JOB
Output the material below unchanged, apart from leaving out the pictures.

INFORMATION SHOWN
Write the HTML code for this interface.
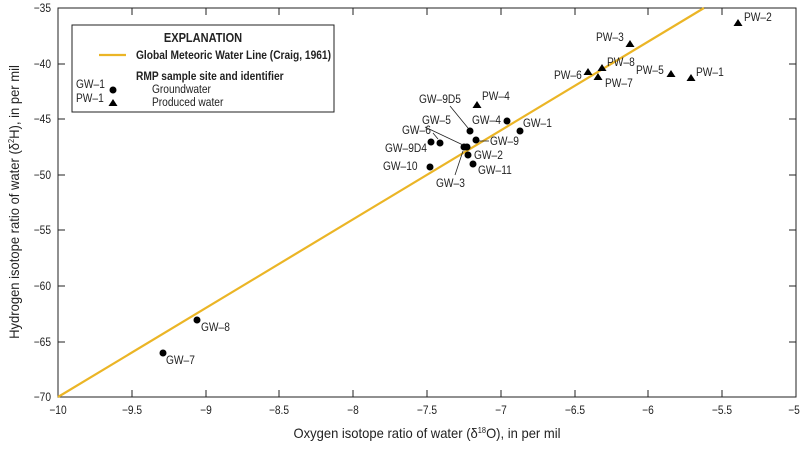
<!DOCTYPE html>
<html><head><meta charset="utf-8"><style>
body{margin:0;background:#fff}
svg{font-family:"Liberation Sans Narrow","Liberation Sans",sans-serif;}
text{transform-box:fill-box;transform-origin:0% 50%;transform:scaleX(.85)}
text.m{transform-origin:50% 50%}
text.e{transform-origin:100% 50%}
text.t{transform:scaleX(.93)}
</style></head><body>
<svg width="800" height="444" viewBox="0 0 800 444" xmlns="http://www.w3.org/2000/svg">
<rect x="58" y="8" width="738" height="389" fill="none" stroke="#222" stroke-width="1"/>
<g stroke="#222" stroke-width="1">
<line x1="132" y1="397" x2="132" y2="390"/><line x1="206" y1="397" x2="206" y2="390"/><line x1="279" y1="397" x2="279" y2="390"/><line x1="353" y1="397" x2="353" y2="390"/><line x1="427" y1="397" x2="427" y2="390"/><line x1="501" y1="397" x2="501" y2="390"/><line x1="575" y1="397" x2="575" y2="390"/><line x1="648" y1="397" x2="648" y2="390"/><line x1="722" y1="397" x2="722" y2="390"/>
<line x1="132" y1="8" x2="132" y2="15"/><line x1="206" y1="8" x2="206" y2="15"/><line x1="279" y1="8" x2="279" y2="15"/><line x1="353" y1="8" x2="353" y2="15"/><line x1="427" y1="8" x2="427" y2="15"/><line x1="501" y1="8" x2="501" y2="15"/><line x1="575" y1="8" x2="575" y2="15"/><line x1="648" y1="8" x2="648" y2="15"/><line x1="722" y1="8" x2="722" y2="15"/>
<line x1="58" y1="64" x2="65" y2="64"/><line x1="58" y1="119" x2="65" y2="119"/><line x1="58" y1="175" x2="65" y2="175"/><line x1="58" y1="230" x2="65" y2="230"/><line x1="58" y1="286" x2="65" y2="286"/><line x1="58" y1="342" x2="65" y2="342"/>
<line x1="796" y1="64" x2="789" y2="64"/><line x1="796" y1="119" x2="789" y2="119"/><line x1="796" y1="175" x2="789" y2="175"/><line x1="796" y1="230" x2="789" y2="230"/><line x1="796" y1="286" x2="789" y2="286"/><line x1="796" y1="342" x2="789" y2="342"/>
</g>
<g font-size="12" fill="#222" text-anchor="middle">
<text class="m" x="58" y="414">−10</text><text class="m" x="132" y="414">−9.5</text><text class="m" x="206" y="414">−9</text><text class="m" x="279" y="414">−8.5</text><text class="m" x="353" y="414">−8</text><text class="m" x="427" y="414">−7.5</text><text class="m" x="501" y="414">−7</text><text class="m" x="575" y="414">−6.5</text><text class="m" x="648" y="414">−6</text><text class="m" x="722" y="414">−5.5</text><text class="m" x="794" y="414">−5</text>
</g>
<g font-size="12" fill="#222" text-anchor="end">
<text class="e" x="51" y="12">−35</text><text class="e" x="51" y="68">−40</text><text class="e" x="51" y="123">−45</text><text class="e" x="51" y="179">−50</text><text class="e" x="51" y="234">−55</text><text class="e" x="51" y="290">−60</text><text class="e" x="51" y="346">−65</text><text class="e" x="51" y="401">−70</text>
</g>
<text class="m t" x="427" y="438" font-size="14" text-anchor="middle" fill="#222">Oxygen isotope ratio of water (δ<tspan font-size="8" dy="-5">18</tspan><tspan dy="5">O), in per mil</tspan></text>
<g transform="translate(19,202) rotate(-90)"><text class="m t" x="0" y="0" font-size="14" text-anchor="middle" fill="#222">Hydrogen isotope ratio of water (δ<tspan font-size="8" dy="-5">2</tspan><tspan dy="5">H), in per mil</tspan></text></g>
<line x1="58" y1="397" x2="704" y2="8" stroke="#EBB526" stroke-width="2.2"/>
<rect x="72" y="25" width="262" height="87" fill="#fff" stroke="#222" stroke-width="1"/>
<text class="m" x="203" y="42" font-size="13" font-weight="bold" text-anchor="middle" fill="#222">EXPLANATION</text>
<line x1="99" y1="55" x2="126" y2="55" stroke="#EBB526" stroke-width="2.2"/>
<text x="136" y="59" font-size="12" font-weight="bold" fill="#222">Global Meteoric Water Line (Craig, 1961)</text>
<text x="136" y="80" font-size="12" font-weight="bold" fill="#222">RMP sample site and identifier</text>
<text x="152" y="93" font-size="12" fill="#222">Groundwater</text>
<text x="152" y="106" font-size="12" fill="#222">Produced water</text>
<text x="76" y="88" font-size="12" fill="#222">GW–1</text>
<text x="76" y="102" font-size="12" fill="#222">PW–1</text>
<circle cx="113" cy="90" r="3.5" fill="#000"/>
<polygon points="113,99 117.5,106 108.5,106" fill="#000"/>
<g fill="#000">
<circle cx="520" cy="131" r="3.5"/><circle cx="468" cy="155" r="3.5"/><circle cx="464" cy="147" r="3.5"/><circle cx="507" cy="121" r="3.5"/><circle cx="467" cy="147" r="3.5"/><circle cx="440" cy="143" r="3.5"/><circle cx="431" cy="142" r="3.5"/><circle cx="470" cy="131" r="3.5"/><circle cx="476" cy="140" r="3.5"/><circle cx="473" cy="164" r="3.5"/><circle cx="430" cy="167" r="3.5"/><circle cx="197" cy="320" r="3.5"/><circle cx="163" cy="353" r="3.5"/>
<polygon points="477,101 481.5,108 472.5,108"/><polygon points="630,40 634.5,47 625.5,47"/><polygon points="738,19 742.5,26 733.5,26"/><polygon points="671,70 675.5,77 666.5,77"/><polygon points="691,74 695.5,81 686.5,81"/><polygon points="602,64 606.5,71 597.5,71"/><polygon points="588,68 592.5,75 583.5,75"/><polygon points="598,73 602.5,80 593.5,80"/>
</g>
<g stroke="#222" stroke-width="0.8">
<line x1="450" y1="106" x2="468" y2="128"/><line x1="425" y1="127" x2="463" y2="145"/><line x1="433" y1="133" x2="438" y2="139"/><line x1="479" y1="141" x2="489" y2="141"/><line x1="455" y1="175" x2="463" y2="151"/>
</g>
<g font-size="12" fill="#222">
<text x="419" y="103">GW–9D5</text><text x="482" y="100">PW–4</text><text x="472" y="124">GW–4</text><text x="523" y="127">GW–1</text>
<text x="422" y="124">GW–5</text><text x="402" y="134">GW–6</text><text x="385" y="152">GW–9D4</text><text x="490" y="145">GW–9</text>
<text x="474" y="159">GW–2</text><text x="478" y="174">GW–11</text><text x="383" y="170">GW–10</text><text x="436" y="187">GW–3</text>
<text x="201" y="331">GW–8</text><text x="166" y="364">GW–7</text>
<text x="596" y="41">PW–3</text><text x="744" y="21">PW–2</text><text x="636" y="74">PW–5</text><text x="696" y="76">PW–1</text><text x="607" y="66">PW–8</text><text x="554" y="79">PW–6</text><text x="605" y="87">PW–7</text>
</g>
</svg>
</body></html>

EXPECTED OUTPUT
Write the HTML code for this interface.
<!DOCTYPE html>
<html><head><meta charset="utf-8"><style>
body{margin:0;background:#fff}
svg{font-family:"Liberation Sans Narrow","Liberation Sans",sans-serif;}
text{transform-box:fill-box;transform-origin:0% 50%;transform:scaleX(.85)}
text.m{transform-origin:50% 50%}
text.e{transform-origin:100% 50%}
text.t{transform:scaleX(.93)}
</style></head><body>
<svg width="800" height="444" viewBox="0 0 800 444" xmlns="http://www.w3.org/2000/svg">
<rect x="58" y="8" width="738" height="389" fill="none" stroke="#222" stroke-width="1"/>
<g stroke="#222" stroke-width="1">
<line x1="132" y1="397" x2="132" y2="390"/><line x1="206" y1="397" x2="206" y2="390"/><line x1="279" y1="397" x2="279" y2="390"/><line x1="353" y1="397" x2="353" y2="390"/><line x1="427" y1="397" x2="427" y2="390"/><line x1="501" y1="397" x2="501" y2="390"/><line x1="575" y1="397" x2="575" y2="390"/><line x1="648" y1="397" x2="648" y2="390"/><line x1="722" y1="397" x2="722" y2="390"/>
<line x1="132" y1="8" x2="132" y2="15"/><line x1="206" y1="8" x2="206" y2="15"/><line x1="279" y1="8" x2="279" y2="15"/><line x1="353" y1="8" x2="353" y2="15"/><line x1="427" y1="8" x2="427" y2="15"/><line x1="501" y1="8" x2="501" y2="15"/><line x1="575" y1="8" x2="575" y2="15"/><line x1="648" y1="8" x2="648" y2="15"/><line x1="722" y1="8" x2="722" y2="15"/>
<line x1="58" y1="64" x2="65" y2="64"/><line x1="58" y1="119" x2="65" y2="119"/><line x1="58" y1="175" x2="65" y2="175"/><line x1="58" y1="230" x2="65" y2="230"/><line x1="58" y1="286" x2="65" y2="286"/><line x1="58" y1="342" x2="65" y2="342"/>
<line x1="796" y1="64" x2="789" y2="64"/><line x1="796" y1="119" x2="789" y2="119"/><line x1="796" y1="175" x2="789" y2="175"/><line x1="796" y1="230" x2="789" y2="230"/><line x1="796" y1="286" x2="789" y2="286"/><line x1="796" y1="342" x2="789" y2="342"/>
</g>
<g font-size="12" fill="#222" text-anchor="middle">
<text class="m" x="58" y="414">−10</text><text class="m" x="132" y="414">−9.5</text><text class="m" x="206" y="414">−9</text><text class="m" x="279" y="414">−8.5</text><text class="m" x="353" y="414">−8</text><text class="m" x="427" y="414">−7.5</text><text class="m" x="501" y="414">−7</text><text class="m" x="575" y="414">−6.5</text><text class="m" x="648" y="414">−6</text><text class="m" x="722" y="414">−5.5</text><text class="m" x="794" y="414">−5</text>
</g>
<g font-size="12" fill="#222" text-anchor="end">
<text class="e" x="51" y="12">−35</text><text class="e" x="51" y="68">−40</text><text class="e" x="51" y="123">−45</text><text class="e" x="51" y="179">−50</text><text class="e" x="51" y="234">−55</text><text class="e" x="51" y="290">−60</text><text class="e" x="51" y="346">−65</text><text class="e" x="51" y="401">−70</text>
</g>
<text class="m t" x="427" y="438" font-size="14" text-anchor="middle" fill="#222">Oxygen isotope ratio of water (δ<tspan font-size="8" dy="-5">18</tspan><tspan dy="5">O), in per mil</tspan></text>
<g transform="translate(19,202) rotate(-90)"><text class="m t" x="0" y="0" font-size="14" text-anchor="middle" fill="#222">Hydrogen isotope ratio of water (δ<tspan font-size="8" dy="-5">2</tspan><tspan dy="5">H), in per mil</tspan></text></g>
<line x1="58" y1="397" x2="704" y2="8" stroke="#EBB526" stroke-width="2.2"/>
<rect x="72" y="25" width="262" height="87" fill="#fff" stroke="#222" stroke-width="1"/>
<text class="m" x="203" y="42" font-size="13" font-weight="bold" text-anchor="middle" fill="#222">EXPLANATION</text>
<line x1="99" y1="55" x2="126" y2="55" stroke="#EBB526" stroke-width="2.2"/>
<text x="136" y="59" font-size="12" font-weight="bold" fill="#222">Global Meteoric Water Line (Craig, 1961)</text>
<text x="136" y="80" font-size="12" font-weight="bold" fill="#222">RMP sample site and identifier</text>
<text x="152" y="93" font-size="12" fill="#222">Groundwater</text>
<text x="152" y="106" font-size="12" fill="#222">Produced water</text>
<text x="76" y="88" font-size="12" fill="#222">GW–1</text>
<text x="76" y="102" font-size="12" fill="#222">PW–1</text>
<circle cx="113" cy="90" r="3.5" fill="#000"/>
<polygon points="113,99 117.5,106 108.5,106" fill="#000"/>
<g fill="#000">
<circle cx="520" cy="131" r="3.5"/><circle cx="468" cy="155" r="3.5"/><circle cx="464" cy="147" r="3.5"/><circle cx="507" cy="121" r="3.5"/><circle cx="467" cy="147" r="3.5"/><circle cx="440" cy="143" r="3.5"/><circle cx="431" cy="142" r="3.5"/><circle cx="470" cy="131" r="3.5"/><circle cx="476" cy="140" r="3.5"/><circle cx="473" cy="164" r="3.5"/><circle cx="430" cy="167" r="3.5"/><circle cx="197" cy="320" r="3.5"/><circle cx="163" cy="353" r="3.5"/>
<polygon points="477,101 481.5,108 472.5,108"/><polygon points="630,40 634.5,47 625.5,47"/><polygon points="738,19 742.5,26 733.5,26"/><polygon points="671,70 675.5,77 666.5,77"/><polygon points="691,74 695.5,81 686.5,81"/><polygon points="602,64 606.5,71 597.5,71"/><polygon points="588,68 592.5,75 583.5,75"/><polygon points="598,73 602.5,80 593.5,80"/>
</g>
<g stroke="#222" stroke-width="0.8">
<line x1="450" y1="106" x2="468" y2="128"/><line x1="425" y1="127" x2="463" y2="145"/><line x1="433" y1="133" x2="438" y2="139"/><line x1="479" y1="141" x2="489" y2="141"/><line x1="455" y1="175" x2="463" y2="151"/>
</g>
<g font-size="12" fill="#222">
<text x="419" y="103">GW–9D5</text><text x="482" y="100">PW–4</text><text x="472" y="124">GW–4</text><text x="523" y="127">GW–1</text>
<text x="422" y="124">GW–5</text><text x="402" y="134">GW–6</text><text x="385" y="152">GW–9D4</text><text x="490" y="145">GW–9</text>
<text x="474" y="159">GW–2</text><text x="478" y="174">GW–11</text><text x="383" y="170">GW–10</text><text x="436" y="187">GW–3</text>
<text x="201" y="331">GW–8</text><text x="166" y="364">GW–7</text>
<text x="596" y="41">PW–3</text><text x="744" y="21">PW–2</text><text x="636" y="74">PW–5</text><text x="696" y="76">PW–1</text><text x="607" y="66">PW–8</text><text x="554" y="79">PW–6</text><text x="605" y="87">PW–7</text>
</g>
</svg>
</body></html>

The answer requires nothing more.